• _Aim_
Repeat verbatim the lines from the one containing "Emit a Python" to the one containing "ax = fig.add_axes([218", ends included, minus any pictures.

• _Given records_
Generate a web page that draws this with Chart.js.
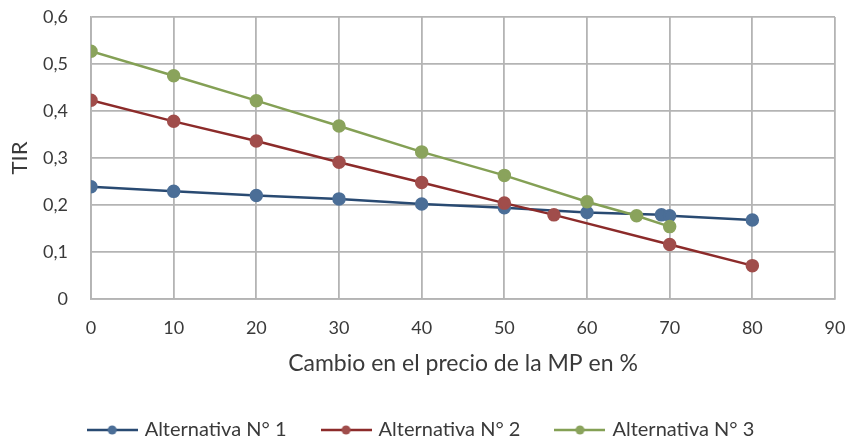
<!DOCTYPE html>
<html>
<head>
<meta charset="utf-8">
<script src="https://cdn.jsdelivr.net/npm/chart.js@4.4.1/dist/chart.umd.min.js"></script>
<style>
  html, body { margin: 0; padding: 0; background: #fff; }
  #wrap { width: 846px; height: 441px; }
</style>
</head>
<body>
<div id="wrap"><canvas id="tirChart" width="846" height="441"></canvas></div>
<script>
// data
const xTicks = [0, 10, 20, 30, 40, 50, 60, 70, 80, 90];
const yTicks = [0, 0.1, 0.2, 0.3, 0.4, 0.5, 0.6];

const seriesNames = ['Alternativa N° 1', 'Alternativa N° 2', 'Alternativa N° 3'];

const xAlt1 = [0, 10, 20, 30, 40, 50, 60, 69, 70, 80];
const yAlt1 = [0.239, 0.229, 0.220, 0.213, 0.202, 0.194, 0.184, 0.179, 0.177, 0.168];

const xAlt2 = [0, 10, 20, 30, 40, 50, 56, 70, 80];
const yAlt2 = [0.423, 0.378, 0.336, 0.291, 0.248, 0.204, 0.179, 0.116, 0.071];

const xAlt3 = [0, 10, 20, 30, 40, 50, 60, 66, 70];
const yAlt3 = [0.527, 0.475, 0.422, 0.368, 0.313, 0.263, 0.207, 0.177, 0.154];

const lineColors = ['#294A72', '#8C2B2A', '#84A055'];
const markerColors = ['#4B6E97', '#A04D4B', '#8AA35C'];

const FONT = 'Lato, "Open Sans", sans-serif';
const TXT = '#3a3a3a';
const GRID = '#b4b4b4';

const toPoints = (xs, ys) => xs.map((x, i) => ({ x: x, y: ys[i] }));

// line + dot sample for the legend (Excel style)
function swatch(lineColor, dotColor) {
  const c = document.createElement('canvas');
  c.width = 51; c.height = 12;
  const g = c.getContext('2d');
  g.strokeStyle = lineColor;
  g.lineWidth = 2.5;
  g.beginPath(); g.moveTo(0, 6); g.lineTo(51, 6); g.stroke();
  g.fillStyle = dotColor;
  g.beginPath(); g.arc(25.5, 6, 4.5, 0, Math.PI * 2); g.fill();
  return c;
}
const swatches = lineColors.map((c, i) => swatch(c, markerColors[i]));

const commaLabel = v => {
  const r = Math.round(v * 10) / 10;
  return r === 0 ? '0' : r.toFixed(1).replace('.', ',');
};

const datasets = [
  { label: seriesNames[0], data: toPoints(xAlt1, yAlt1), order: 3 },
  { label: seriesNames[1], data: toPoints(xAlt2, yAlt2), order: 2 },
  { label: seriesNames[2], data: toPoints(xAlt3, yAlt3), order: 1 }
].map((d, i) => Object.assign(d, {
  borderColor: lineColors[i],
  backgroundColor: markerColors[i],
  pointBackgroundColor: markerColors[i],
  pointBorderColor: markerColors[i],
  pointRadius: 5.5,
  pointHoverRadius: 5.5,
  borderWidth: 2.5,
  tension: 0,
  fill: false
}));

new Chart(document.getElementById('tirChart'), {
  type: 'line',
  data: { datasets: datasets },
  options: {
    responsive: false,
    animation: false,
    devicePixelRatio: 1,
    layout: { padding: { left: 9, right: 11, top: 17, bottom: -9 } },
    plugins: {
      tooltip: { enabled: false },
      legend: {
        position: 'bottom',
        labels: {
          usePointStyle: true,
          pointStyleWidth: 45,
          boxHeight: 12,
          padding: 37,
          color: TXT,
          font: { family: FONT, size: 20 },
          sort: (a, b) => a.datasetIndex - b.datasetIndex,
          generateLabels: chart => {
            const items = Chart.defaults.plugins.legend.labels.generateLabels(chart);
            items.forEach(it => { it.pointStyle = swatches[it.datasetIndex]; });
            return items;
          }
        }
      }
    },
    scales: {
      x: {
        type: 'linear',
        min: 0,
        max: 90,
        afterBuildTicks: s => { s.ticks = xTicks.map(v => ({ value: v })); },
        afterFit: s => { s.height = 84; },
        ticks: { padding: 0, color: TXT, font: { family: FONT, size: 18 } },
        grid: { color: GRID, lineWidth: 1.8, drawTicks: true, tickLength: 18, tickColor: 'rgba(0,0,0,0)' },
        border: { color: GRID, width: 1.8 },
        title: {
          display: true,
          text: 'Cambio en el precio de la MP en %',
          color: TXT,
          font: { family: FONT, size: 23 },
          padding: { top: 0, bottom: 6 }
        }
      },
      y: {
        min: 0,
        max: 0.6,
        afterBuildTicks: s => { s.ticks = yTicks.map(v => ({ value: v })); },
        afterFit: s => { s.width = 82; },
        ticks: { padding: 0, color: TXT, font: { family: FONT, size: 18 }, callback: commaLabel },
        grid: { color: GRID, lineWidth: 1.8, drawTicks: true, tickLength: 23, tickColor: 'rgba(0,0,0,0)' },
        border: { color: GRID, width: 1.8 },
        title: {
          display: true,
          text: 'TIR',
          color: TXT,
          font: { family: FONT, size: 22 },
          padding: { top: -2, bottom: 0 }
        }
      }
    }
  }
});
</script>
</body>
</html>
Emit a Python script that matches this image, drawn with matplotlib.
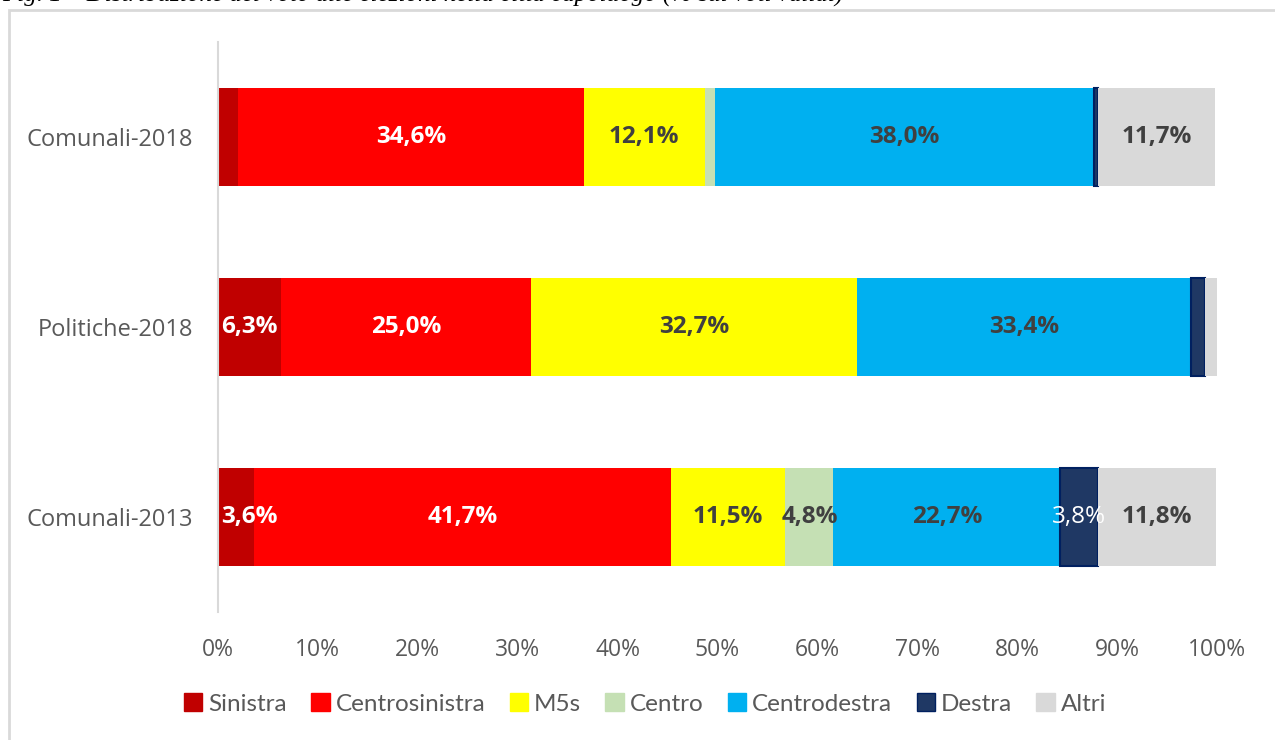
import matplotlib
matplotlib.use("Agg")
import matplotlib.pyplot as plt
from matplotlib.patches import Rectangle, Patch

categories = ["Comunali-2013", "Politiche-2018", "Comunali-2018"]
series = ["Sinistra", "Centrosinistra", "M5s", "Centro", "Centrodestra", "Destra", "Altri"]
values = {
    "Sinistra":       [3.6, 6.3, 2.0],
    "Centrosinistra": [41.7, 25.0, 34.6],
    "M5s":            [11.5, 32.7, 12.1],
    "Centro":         [4.8, 0.0, 1.0],
    "Centrodestra":   [22.7, 33.4, 38.0],
    "Destra":         [3.8, 1.4, 0.4],
    "Altri":          [11.8, 1.2, 11.7],
}
# which values carry a data label (per category)
labeled = {
    "Sinistra":       [True, True, False],
    "Centrosinistra": [True, True, True],
    "M5s":            [True, True, True],
    "Centro":         [True, False, False],
    "Centrodestra":   [True, True, True],
    "Destra":         [True, False, False],
    "Altri":          [True, False, True],
}
xticks = [0, 10, 20, 30, 40, 50, 60, 70, 80, 90, 100]

colors = {
    "Sinistra": "#C00000", "Centrosinistra": "#FF0000", "M5s": "#FFFF00",
    "Centro": "#C5E0B4", "Centrodestra": "#00B0F0", "Destra": "#1F3864", "Altri": "#D9D9D9",
}
edges = {"Destra": "#002060"}
label_color = {
    "Sinistra": "white", "Centrosinistra": "white", "M5s": "#404040", "Centro": "#404040",
    "Centrodestra": "#404040", "Destra": "white", "Altri": "#404040",
}
label_weight = {s: "bold" for s in series}
label_weight["Destra"] = "normal"

FONT = ["Open Sans", "DejaVu Sans"]
plt.rcParams["font.family"] = FONT

fig = plt.figure(figsize=(12.75, 7.4), dpi=100)
W, H = 1275, 740
ax = fig.add_axes([218 / W, 1 - 612 / H, (1217 - 218) / W, (612 - 42) / H])

# outer frame
fig.patches.append(Rectangle((9 / W, -0.05), 1.2, 1 - 10 / H + 0.05, transform=fig.transFigure,
                             fill=False, edgecolor="#D9D9D9", linewidth=2, zorder=0))
# clipped caption line at the very top (only its lowest part is visible)
fig.text(2 / W, 1 - 2 / H, "Fig. 1 – Distribuzione del voto alle elezioni nella città capoluogo (% sui voti validi)",
         family=["Liberation Serif"], style="italic", fontsize=18, va="baseline", ha="left")

y = list(range(len(categories)))
left = [0.0] * len(categories)
for s in series:
    v = values[s]
    ax.barh(y, v, left=left, height=0.52, color=colors[s],
            edgecolor=edges.get(s, colors[s]), linewidth=1.5 if s in edges else 0, label=s)
    for i, (val, l0) in enumerate(zip(v, left)):
        if labeled[s][i] and val > 0:
            txt = f"{val:.1f}%".replace(".", ",")
            cx = l0 + val / 2
            if cx < 3.1:
                ax.text(0.3, y[i], txt, ha="left", va="center", color=label_color[s],
                        fontsize=17.5, fontweight=label_weight[s])
            else:
                ax.text(cx, y[i], txt, ha="center", va="center",
                        color=label_color[s], fontsize=17.5, fontweight=label_weight[s])
    left = [a + b for a, b in zip(left, v)]

ax.set_xlim(0, 100)
ax.set_ylim(-0.5, 2.5)
ax.set_yticks(y)
ax.set_yticklabels(categories, fontsize=17, color="#595959")
ax.set_xticks(xticks)
ax.set_xticklabels([f"{t}%" for t in xticks], fontsize=16.5, color="#595959")
ax.tick_params(axis="both", length=0)
ax.tick_params(axis="y", pad=18)
ax.tick_params(axis="x", pad=19)
for sp in ["top", "right", "bottom"]:
    ax.spines[sp].set_visible(False)
ax.spines["left"].set_color("#D9D9D9")
ax.spines["left"].set_linewidth(1.5)

handles = [Patch(facecolor=colors[s], edgecolor=edges.get(s, colors[s])) for s in series]
fig.legend(handles, series, loc="center", bbox_to_anchor=(0.506, 1 - 704 / H), ncol=7,
           frameon=False, prop={"family": ["Lato", "DejaVu Sans"], "size": 17.5},
           labelcolor="#595959", handlelength=0.75, handleheight=0.75,
           handletextpad=0.25, columnspacing=1.0)

fig.savefig("out.png", dpi=100)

• _Response to the exercise_
Emit a Python script that matches this image, drawn with matplotlib.
import matplotlib
matplotlib.use("Agg")
import matplotlib.pyplot as plt
from matplotlib.patches import Rectangle, Patch

categories = ["Comunali-2013", "Politiche-2018", "Comunali-2018"]
series = ["Sinistra", "Centrosinistra", "M5s", "Centro", "Centrodestra", "Destra", "Altri"]
values = {
    "Sinistra":       [3.6, 6.3, 2.0],
    "Centrosinistra": [41.7, 25.0, 34.6],
    "M5s":            [11.5, 32.7, 12.1],
    "Centro":         [4.8, 0.0, 1.0],
    "Centrodestra":   [22.7, 33.4, 38.0],
    "Destra":         [3.8, 1.4, 0.4],
    "Altri":          [11.8, 1.2, 11.7],
}
# which values carry a data label (per category)
labeled = {
    "Sinistra":       [True, True, False],
    "Centrosinistra": [True, True, True],
    "M5s":            [True, True, True],
    "Centro":         [True, False, False],
    "Centrodestra":   [True, True, True],
    "Destra":         [True, False, False],
    "Altri":          [True, False, True],
}
xticks = [0, 10, 20, 30, 40, 50, 60, 70, 80, 90, 100]

colors = {
    "Sinistra": "#C00000", "Centrosinistra": "#FF0000", "M5s": "#FFFF00",
    "Centro": "#C5E0B4", "Centrodestra": "#00B0F0", "Destra": "#1F3864", "Altri": "#D9D9D9",
}
edges = {"Destra": "#002060"}
label_color = {
    "Sinistra": "white", "Centrosinistra": "white", "M5s": "#404040", "Centro": "#404040",
    "Centrodestra": "#404040", "Destra": "white", "Altri": "#404040",
}
label_weight = {s: "bold" for s in series}
label_weight["Destra"] = "normal"

FONT = ["Open Sans", "DejaVu Sans"]
plt.rcParams["font.family"] = FONT

fig = plt.figure(figsize=(12.75, 7.4), dpi=100)
W, H = 1275, 740
ax = fig.add_axes([218 / W, 1 - 612 / H, (1217 - 218) / W, (612 - 42) / H])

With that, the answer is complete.